Au cours de sa vie, une femme sur cinq est confrontée à des violences conjugales. Le médecin est dans la majorité des cas l'interlocuteur numéro 1. Or « ils sont encore peu formés pour repérer ces violences et désarmés pour prendre en charge les femmes », observe la Pr Dominique Le Guludec, présidente de la Haute Autorité de santé (HAS).
Pour y remédier, la HAS a publié en octobre des recommandations, qui, à la lumière de la littérature scientifique internationale, préconisent d'introduire de façon systématique la question des violences dans l'interrogatoire, suggérant aux soignants des exemples de phrases adaptées au contexte.
Les recommandations, sous forme de fiches synthétiques, invitent les médecins à identifier en amont un réseau de professionnels et d'associations vers qui orienter la victime. Elles rappellent les numéros d'urgence : 3919, pour Violences femmes info, et le 15 en cas de situation grave, et le 115 pour demander un hébergement d'urgence.
Les signes de gravité sont à rechercher dans les actes (fréquence, intensité, contexte de grossesse ou de séparation, risque de suicide, hématomes, fractures, etc.), dans la dangerosité de l'agresseur (menaces de mort, tentatives de passages à l'acte, armes au domicile), le retentissement sur le foyer, ou encore, la vulnérabilité de la victime (handicap, maladie mentale, épisode dépressif, grossesse, isolement social).
La HAS précise les principes d'un accompagnement au-delà de tout jugement et de toute culpabilité. Pour ce faire, le médecin doit expliquer à la victime le cycle de la violence dans lequel elle est prise, et l'informer de ses droits : notamment, le droit de quitter le domicile conjugal avec les enfants, en le signalant à la police ou à la gendarmerie, et de demander une ordonnance de protection. Il doit lui conseiller de porter plainte… Tout en sachant que nombreuses sont celles qui retirent ensuite leur plainte.
Débat autour du secret médical
Le groupe de travail de la HAS souligne que l'assentiment de la femme est nécessaire pour que le médecin puisse faire un signalement la concernant auprès du procureur de la République - ce qui n'est pas le cas si la victime est une personne vulnérable ou un mineur.

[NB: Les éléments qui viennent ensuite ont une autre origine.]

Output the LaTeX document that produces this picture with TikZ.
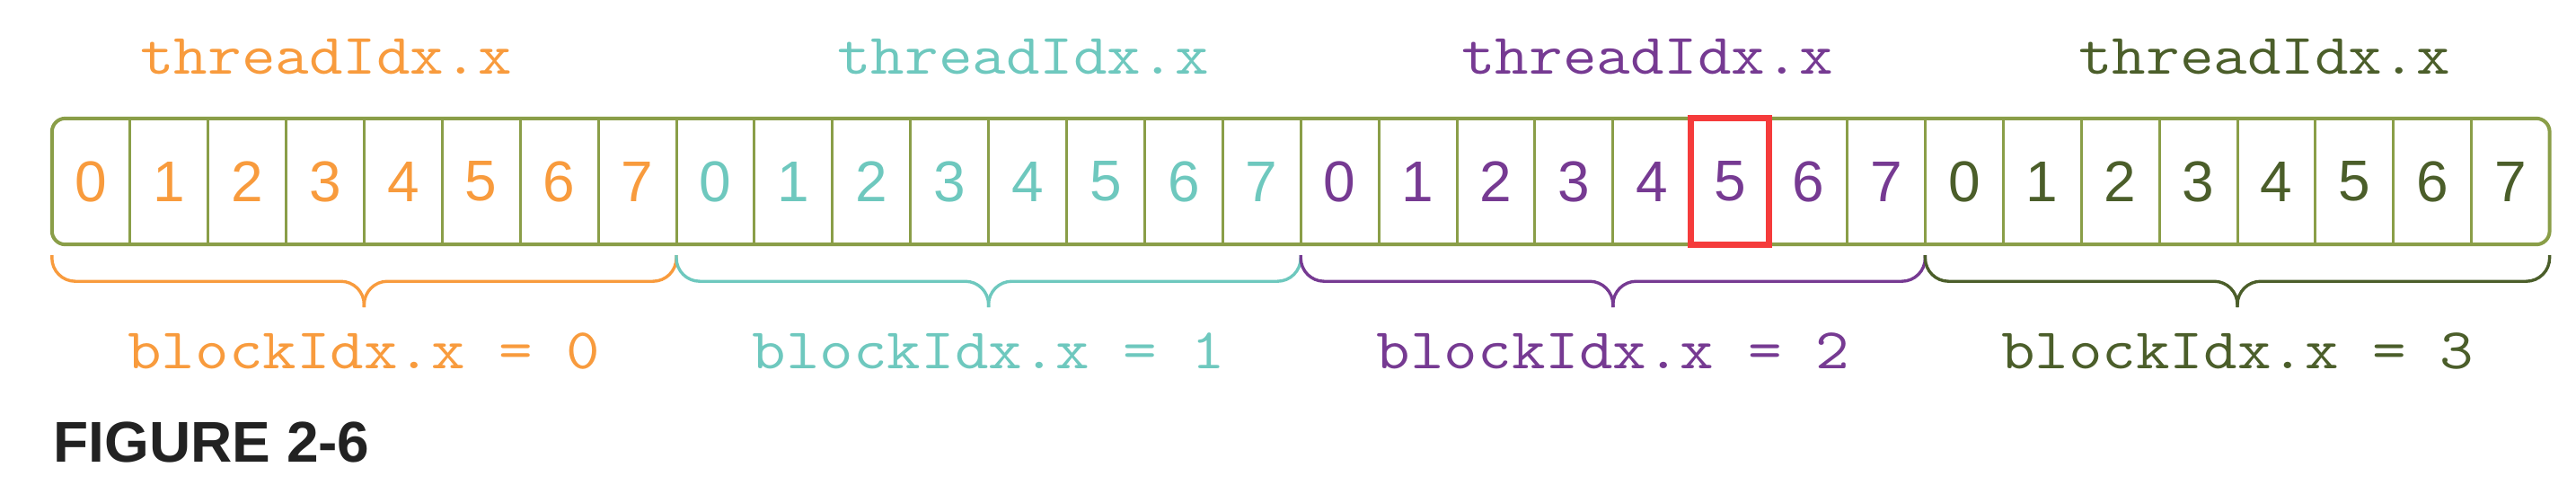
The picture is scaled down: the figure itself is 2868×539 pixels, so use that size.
\documentclass[tikz,border=0pt]{standalone}
\usepackage{fontspec}
\usepackage{tikz}
\usetikzlibrary{positioning, calc}
\newfontfamily\codefont[FakeStretch=1.14]{Latin Modern Mono}
\newfontfamily\digitfont{Liberation Sans}
\definecolor{gridgreen}{HTML}{8A9E48}
\definecolor{blk0}{HTML}{F89B3D}
\definecolor{blk1}{HTML}{6EC8BE}
\definecolor{blk2}{HTML}{763A92}
\definecolor{blk3}{HTML}{4B5E2A}
\definecolor{pick}{HTML}{F53B3B}
\definecolor{figblack}{HTML}{222222}
\tikzset{
x=1pt, y=-1pt, % one unit is one pixel of the figure, y runs downwards
node distance=0pt, % the cells sit flush against each other
cell/.style={minimum width=86.5pt, minimum height=140pt, inner sep=0pt, font=\digitfont\fontsize{64}{70}\selectfont}, % one thread
divider/.style={draw=gridgreen, line width=3pt}, % line between two threads
frame/.style={draw=gridgreen, line width=4pt, rounded corners=15pt}, % outline of the whole grid
idx/.style={anchor=base, font=\codefont\fontsize{64}{70}\selectfont}, % threadIdx and blockIdx labels
curly/.style={line width=3.4pt, rounded corners=26pt}, % the brace under a block
}

\begin{document}
\begin{tikzpicture}
    \useasboundingbox (0,0) rectangle (2868,539);
    % 32 threads, eight in each block
    \node[cell, text=blk0] (c0) at (101.25,202) {0};
    \foreach \i in {1,...,31}{
        \pgfmathtruncatemacro\prev{\i-1}
        \pgfmathtruncatemacro\blk{\i/8}
        \pgfmathtruncatemacro\tid{mod(\i,8)}
        \node[cell, text=blk\blk, right=of c\prev] (c\i) {\tid};
    }
    \foreach \i in {0,...,30}
        \draw[divider] (c\i.north east) -- (c\i.south east);
    \draw[frame] (c0.north west) rectangle (c31.south east);
    \draw[pick, line width=7pt] (c21.north west) rectangle (c21.south east);
    % labels on top
    \foreach \b/\xc in {0/363, 1/1139, 2/1834, 3/2521}
        \node[idx, text=blk\b] (tidx\b) at (\xc,82) {threadIdx.x};
    % braces and block labels
    \foreach \b in {0,...,3}{
        \pgfmathtruncatemacro\first{8*\b}
        \pgfmathtruncatemacro\last{8*\b+7}
        \coordinate (bl\b) at ([yshift=-12pt]c\first.south west);
        \coordinate (br\b) at ([yshift=-12pt]c\last.south east);
        \coordinate (tip\b) at ($(bl\b)!0.5!(br\b)+(0,58)$);
        \draw[curly, blk\b] (bl\b) -- ++(0,29) -| (tip\b);
        \draw[curly, blk\b] (br\b) -- ++(0,29) -| (tip\b);
        \node[idx, text=blk\b] (bidx\b) at ([yshift=-68pt]tip\b) {blockIdx.x = \b};
    }
    \node[anchor=base west, font=\digitfont\bfseries\fontsize{64}{70}\selectfont, text=figblack] (caption) at (56,514) {FIGURE 2-6};
\end{tikzpicture}
\end{document}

Mais le Premier ministre Édouard Philippe a créé la polémique lors de la clôture du Grenelle des violences conjugales (du 3 septembre au 25 novembre) en indiquant réfléchir à une évolution du secret médical, avec le Conseil national de l'Ordre des médecins. Il s'agirait d'« offrir la possibilité pour les médecins de déroger au secret médical, dans des cas stricts d'urgence absolue » en passant outre l'avis de la victime, a-t-il précisé. De nombreux soignants se sont insurgés contre « une fausse bonne idée », en défendant l'une des clés de la relation de confiance entre le médecin et son patient. Néanmoins, d'aucuns ont souligné la pertinence d'une remise à plat du corpus législatif sur le secret médical, y compris pour les mineurs.
Des mesures pour protéger les femmes et les enfants
Par ailleurs, le Grenelle a donné lieu à de nouvelles mesures pour protéger les victimes : inscription de la notion d'emprise dans les Codes pénal et civil, généralisation du bracelet anti-rapprochement, développement du dépôt de plainte à l'hôpital et augmentation des postes de travailleurs sociaux dans les commissariats et justice, aménagement voire suppression de l'autorité parentale. Le gouvernement encourage aussi une meilleure prise en charge des auteurs de violence pour lutter contre la récidive.
Enfin, un plan porté par le secrétaire d'État en charge de la protection de l'enfance, Adrien Taquet, vise plus spécifiquement à protéger les enfants. Il prévoit notamment la généralisation des unités d'accueil pédiatriques enfance en danger, la création d'au moins deux équipes pédiatriques référentes par région (formation des médecins au repérage et diagnostic des violences) et la mise en place de cinq nouveaux dispositifs de prise en charge du psychotraumatisme, en sus des dix centres existants pour toutes les victimes.